I’ve always had a hard time identifying with Vampire Weekend. Maybe it’s because I didn’t go to an Ivy League college or that I don’t understand the desperate pleas to “Get out of Cape Cod,” but whatever it is, it irks me on some level. From a certain perspective it seems sniveling, egalitarian, and condescending. Take “Horchata” – the first song from the new album Contra ‚it’s like a chai’s and latte’s are just too bourgeois to sing about.
From another vantage, minus the snooty, loafer wearing, sweater-over-the-shoulder New England elitist perspective, VW is a fresh, clever, and slightly innovative take on pop rock. The comparisons to Paul Simon are all valid, but they deliver their Graceland meets The Talking Heads sound with a four-piece band.
Contra delivers the Vampire Weekend sound we recognize from their debut without sounding retread. To the contrary, it sounds fresher, tighter, and more mature. Their influences broaden, but they incorporate them more seamlessly and inventive than before. “Horchata” with its vocal, xylophone intro that sweeps into a large pounding rhythm section with synthesizers and back again starts the album off in familiar fashion, but subtle twists are added to reveal influences. VW sites Paul’s Boutique, Brazilian Baile Funk, dancehall, Bollywood, and 1983 NYC among many others as inspiration on Contra and they’re felt.
A recent live, acoustic performance of “Cousins,” a kinetic, fun, and catchy single that sounds like it could be from the chase scene in Ferris Bueller’s Day Off, shows the band to be precise and polished. They’ve stepped up the musicality as they move through the rapid pace and frenetic changes. This allegro delivery, also evident in “Holiday” and “California English” almost serves to make VW harder. Not really heavy, but a little more “edge” while preserving the playful poppy-ness that people hold dear. Despite the quickened pace “California English” still manages to used layered backing vocals – almost like a string section, then, bring in some real strings for the bridge to smooth out the tune.

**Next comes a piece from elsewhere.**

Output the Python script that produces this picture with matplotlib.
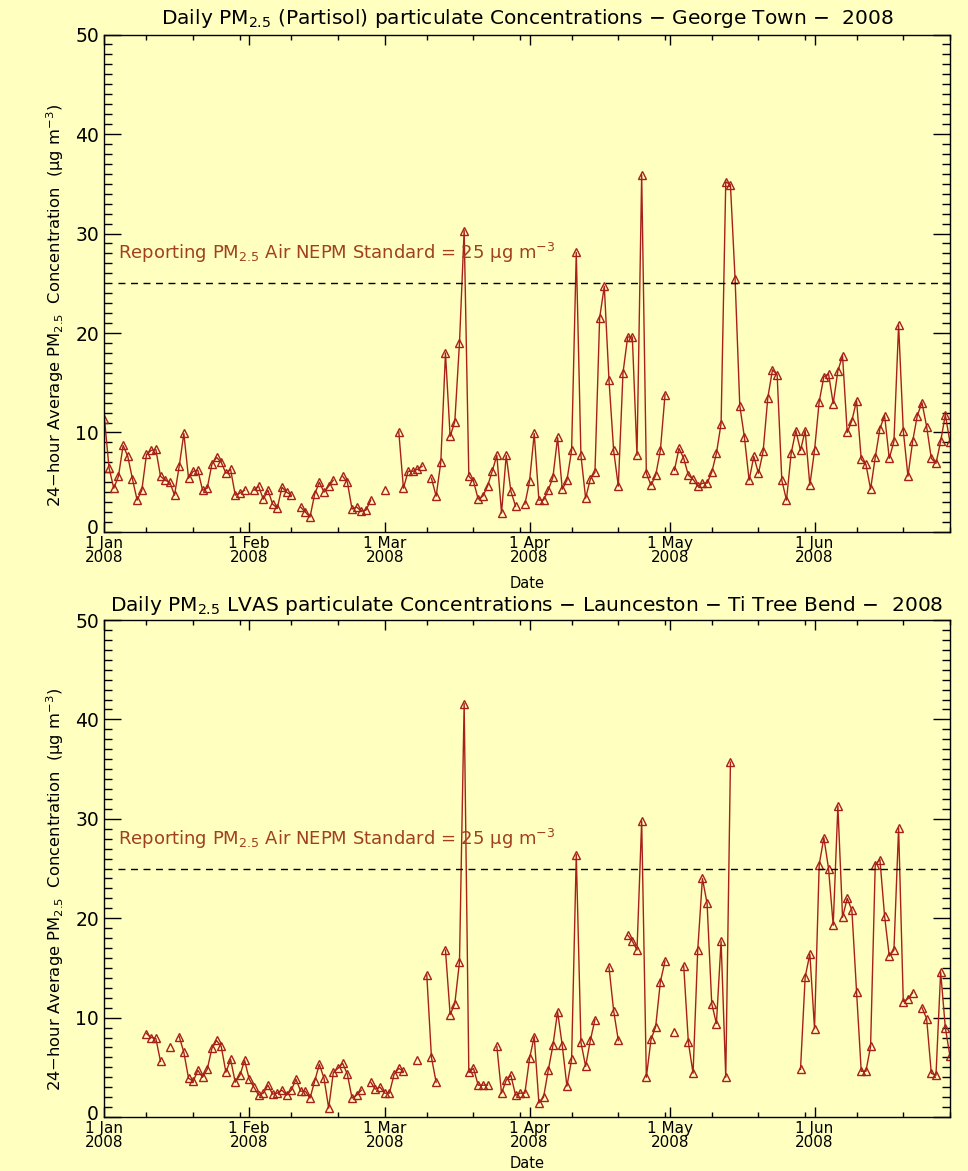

“Run” implements a clever percussion pattern, building up to a ska infused horn part and bursting into a chorus of 80′s electro pop. “Giving up the Gun” continues the reliance on nifty drum beats but leans more heavily on the electronic influence of loops and synth parts twisting around driving bass lines to deliver. Love ‘em or hate ‘em Contra further establishes Vampire Weekend as a serious contender in defining their sound and soul.